Personally I would favor, in the US context, making GLBTQ identities a protected class in such a way that would address this issue.
There is no objective morality. But if you agree to the tenet, thou shall not harm another, reason and logic are the best way to build a moral framework, not religion and preference
Doesn’t this permit the outright banning, or at least legal harassment, of a (presumably minority) religious group? Say there was a religion that required its adherents to wear black armbands. If Congress, as a screw-you to that group, made it a crime to wear black armbands, under your conception of religious freedom, what recourse would they have?
Even under the RFRA, beliefs must be justified: they must be shown to be sincere. What other justification did you have in mind? A mind-reading device?

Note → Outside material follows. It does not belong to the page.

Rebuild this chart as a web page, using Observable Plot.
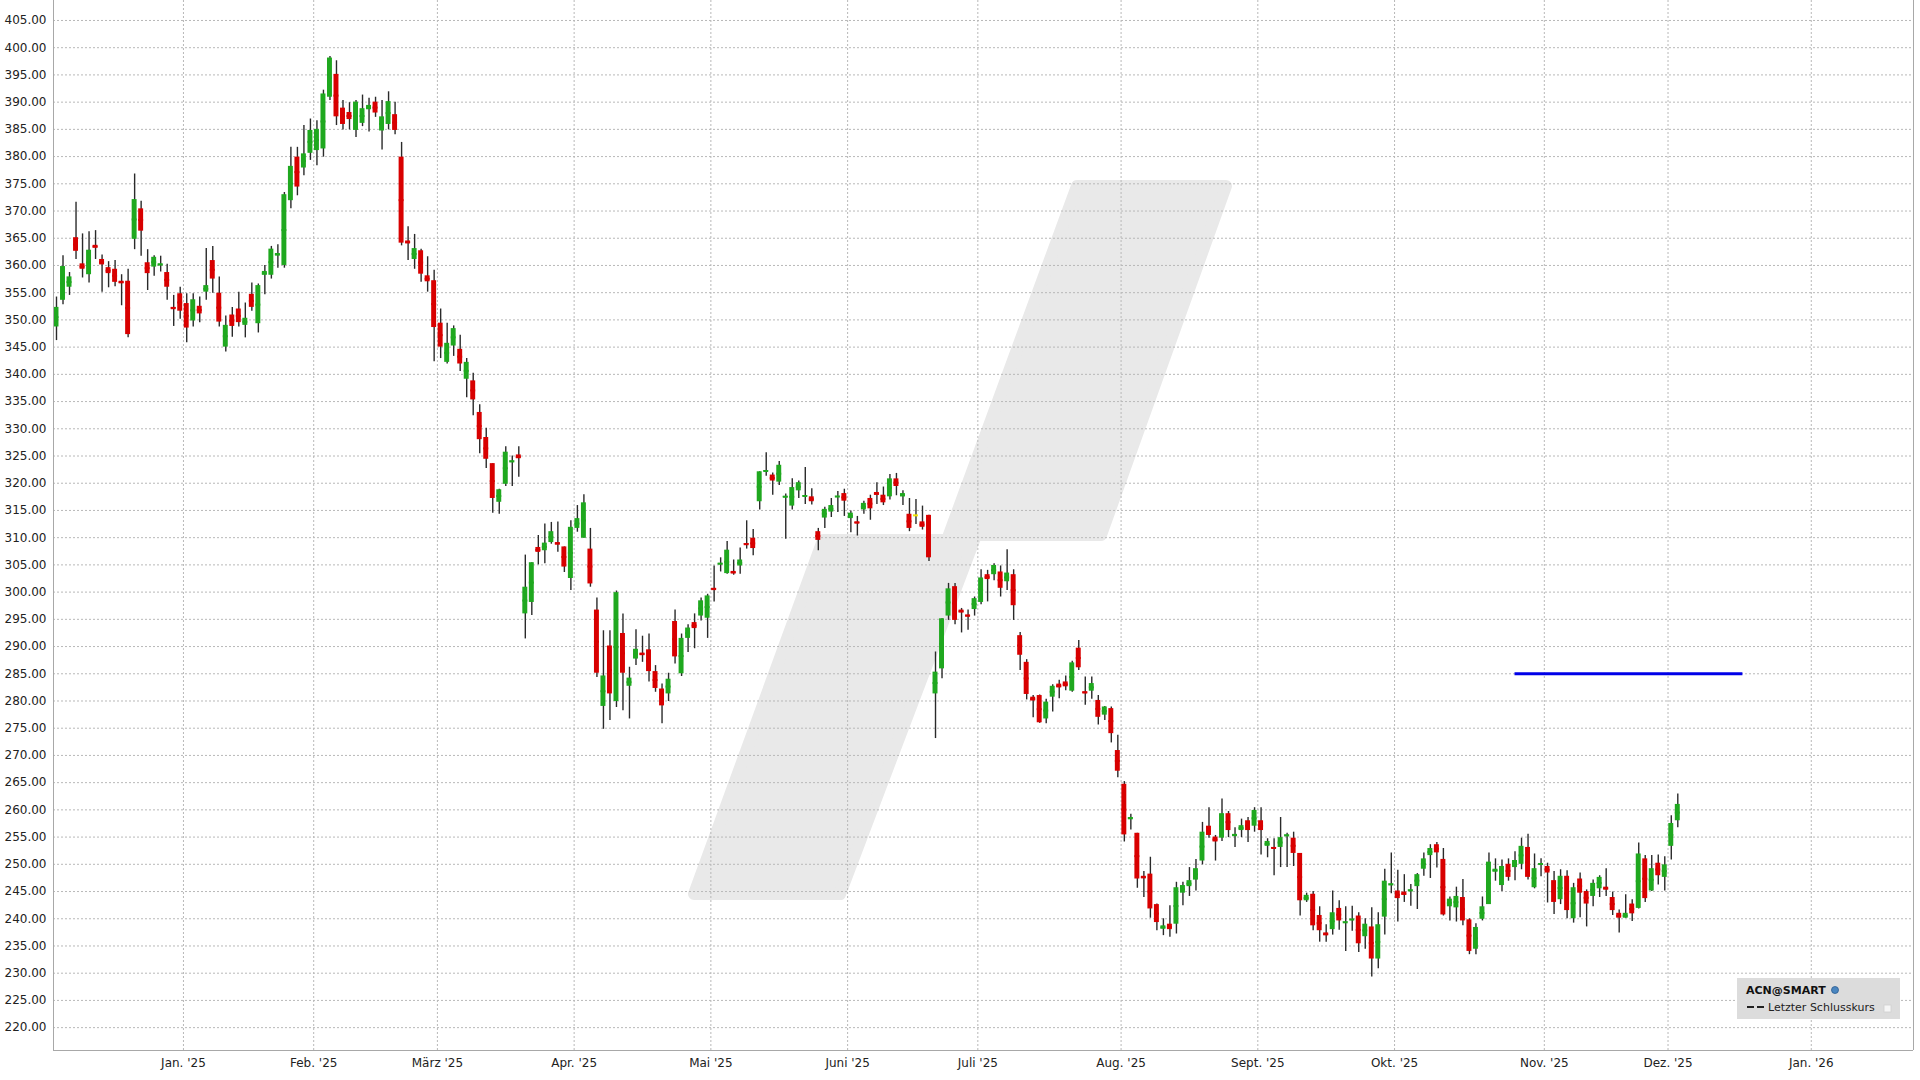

That’s the crux of the problem. Governments don’t have to justify themselves unless they are infringing on a right. They can be as arbitrary as they want otherwise. So if there’s no religious freedom, a government of Richard Hawkins types could very well pass laws making it say, impossible to open places of worship.
Bear in mind that at a certain point of having to justify every law, the court systems become a second, and superior, legislature. Separation of powers requires giving the legislature some freedom to be arbitrary.
If you mean “Richard Dawkins”, I’m unaware that he has promoted banning religion or religious buildings – do you have a cite for that? I was unaware of any recent prominent atheist promoting making religion (or churches) illegal.